Melihat data tersebut hanya 2,1% penyaluran KUR disalurkan ke sektor perikanan (http://kur.ekon.go.id/, 2019). Hal inilah yang manjadi salah satu penyebab terkendalanya pembangunan sektor ekonomi didaerah pesisir mengingat minimnya akses permodalan untuk membantu nelayan dalam meningkatkan produktifitasnya sehingga mayoritas nelayan di pedesaan pesisir berpenduduk miskin.
Berangkat dari permasalahan di atas, diperlukan solusi agar proses penyaluran kredit mikro seperti KUR dapat lebih menyentuh nelayan. Solusi yang bisa diberikan yaitu mengintegrasikan berbagai sektor lembaga keuangan kedalam program yang bernama RIBank (Perikanan Bank) yaitu menggabungkan keunggulan dan meminimalkan kelemahan dari lembaga keuangan saat ini hingga bisa menjangkau nelayan.
Adapun pihak yang akan dilibatkan antara lain lembaga keuangan mikro (LKM), bank umum, dan perusahaan teknologi finansial (Fintech). Untuk mendukung program RIBank, diperlukan bantuan dari pemangku kepentingan lain seperti perusahaan telekomunikasi dan juga agen branchless banking seperti agen Layanan Keuangan Tanpa Kantor untuk keuangan inklusif (Laku Pandai) dari Otoritas Jasa Keuangan (OJK).

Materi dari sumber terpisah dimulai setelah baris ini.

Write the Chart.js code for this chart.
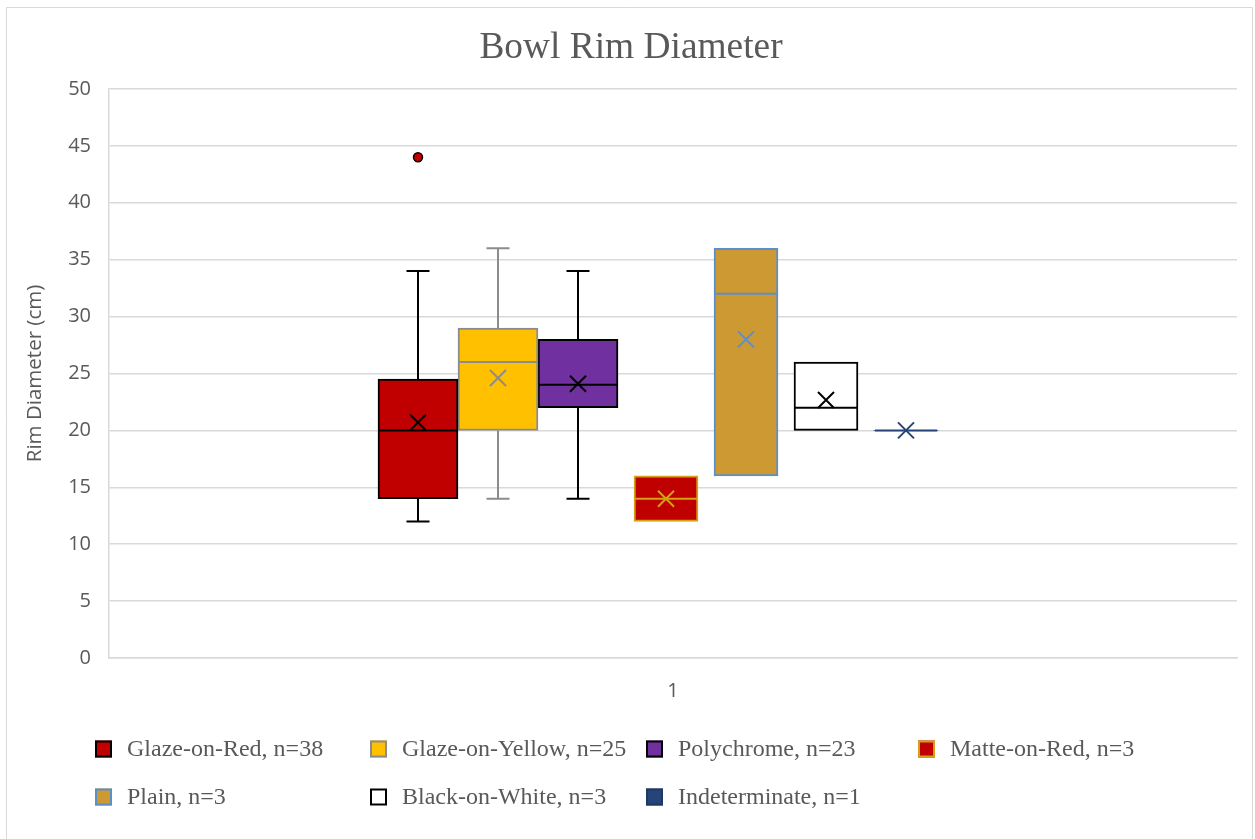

Perusahaan telekomunikasi berfungsi sebagai penyedia database transaksi telepon seluler dari nelayan sebagai portofolio guna menganalisis kelayakan kredit nelayan. Sementara itu, agen branchless banking berfungsi sebagai perpanjangan tangan dari lembaga keuangan sehingga akses produk keuangan menjadi lebih mudah bagi nelayan.